The announcement was made by President General Mamady Doumbouya, who said the new regulations are designed to ensure that Guinea benefits more directly from its natural resources by developing local refining capacity and creating employment opportunities within the country.
Raw Gold Exports Prohibited
Under the new directive, mining companies and gold producers will no longer be permitted to export unprocessed gold. Instead, all gold mined in Guinea must first be melted, refined into ingots, and certified at a newly established refining facility in the capital, Conakry, before being sold on international markets.
The government believes the move will strengthen oversight of the gold industry while enabling Guinea to capture a larger share of the value generated from its mineral resources.
Strict Penalties for Non-Compliance
Authorities have warned that companies failing to comply with the new export rules will face severe consequences. Operators found attempting to export raw gold without domestic processing risk the immediate suspension of their mining licenses and the termination of their mining contracts.
The strict enforcement measures underscore the government’s determination to ensure adherence to the policy and discourage attempts to circumvent the new regulations.

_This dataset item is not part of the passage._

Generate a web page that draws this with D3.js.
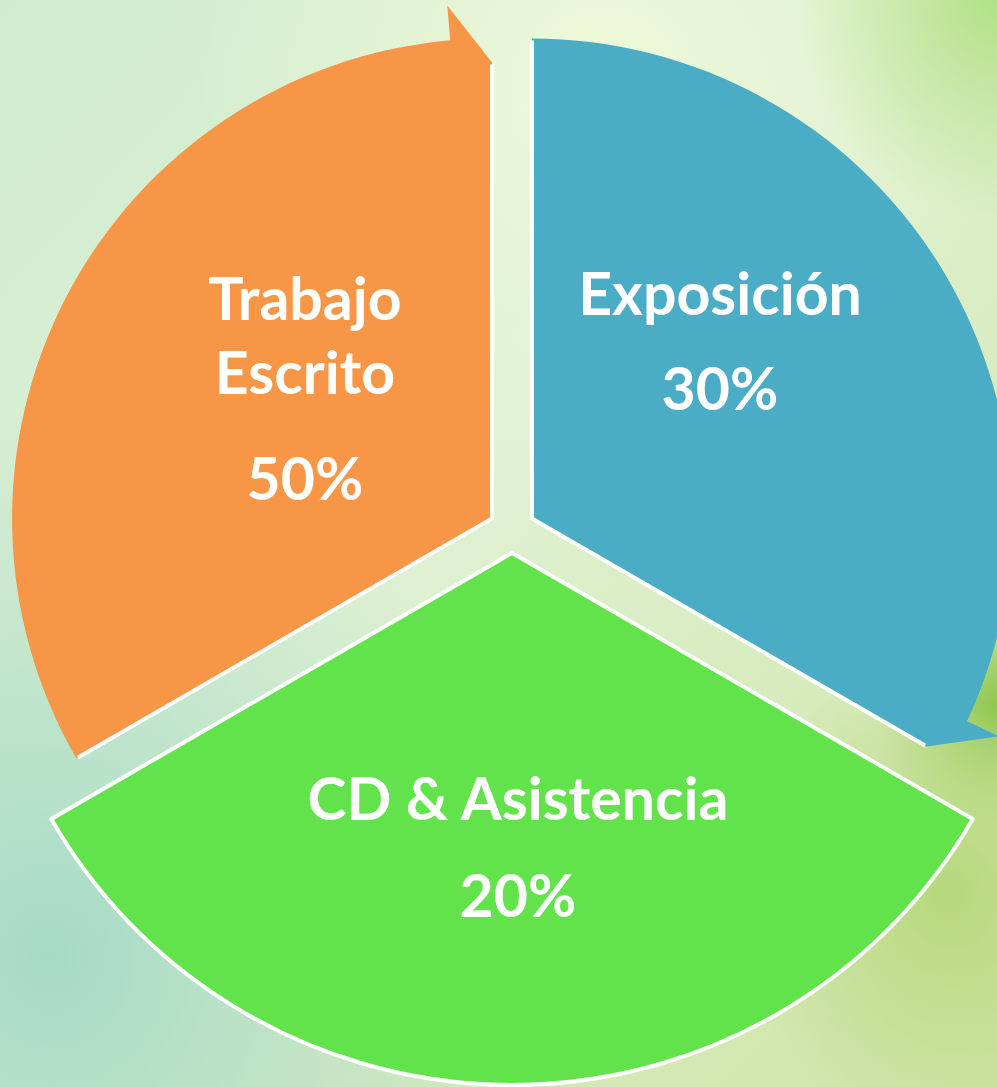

Driving Local Value Addition
The military-led administration says the policy forms part of a broader strategy to transform Guinea from a supplier of raw commodities into a producer of higher-value processed exports.
Although Guinea possesses some of the world’s richest mineral deposits—including the largest known reserves of bauxite as well as substantial gold resources—the country continues to face significant economic development challenges and widespread poverty.
By requiring domestic refining, officials hope to:
- Increase value addition within Guinea’s mining sector.
- Promote local beneficiation and industrial development.
- Create skilled jobs in refining, manufacturing, and related industries.
- Retain a greater share of mining revenues within the national economy.
- Encourage investment in downstream mineral processing infrastructure.
Part of a Wider African Trend
Guinea’s decision reflects a growing movement across Africa toward restricting exports of raw minerals in favor of domestic processing.
Several resource-rich nations have introduced similar measures aimed at encouraging international mining companies to invest in local industries rather than exporting unprocessed resources. Zimbabwe has notably moved to suspend exports of raw minerals and lithium concentrates, while countries such as Namibia, Ghana, Nigeria, and the Democratic Republic of Congo have also adopted policies designed to promote in-country beneficiation.
Supporters of these initiatives argue that processing minerals locally can stimulate industrialization, generate employment, and increase government revenues. However, industry observers note that successful implementation will depend on sustained investment in refining infrastructure, reliable energy supplies, and regulatory certainty.
As Guinea moves forward with its new gold policy, the country joins a growing list of African nations seeking to leverage their natural resources to drive long-term economic transformation and greater domestic prosperity.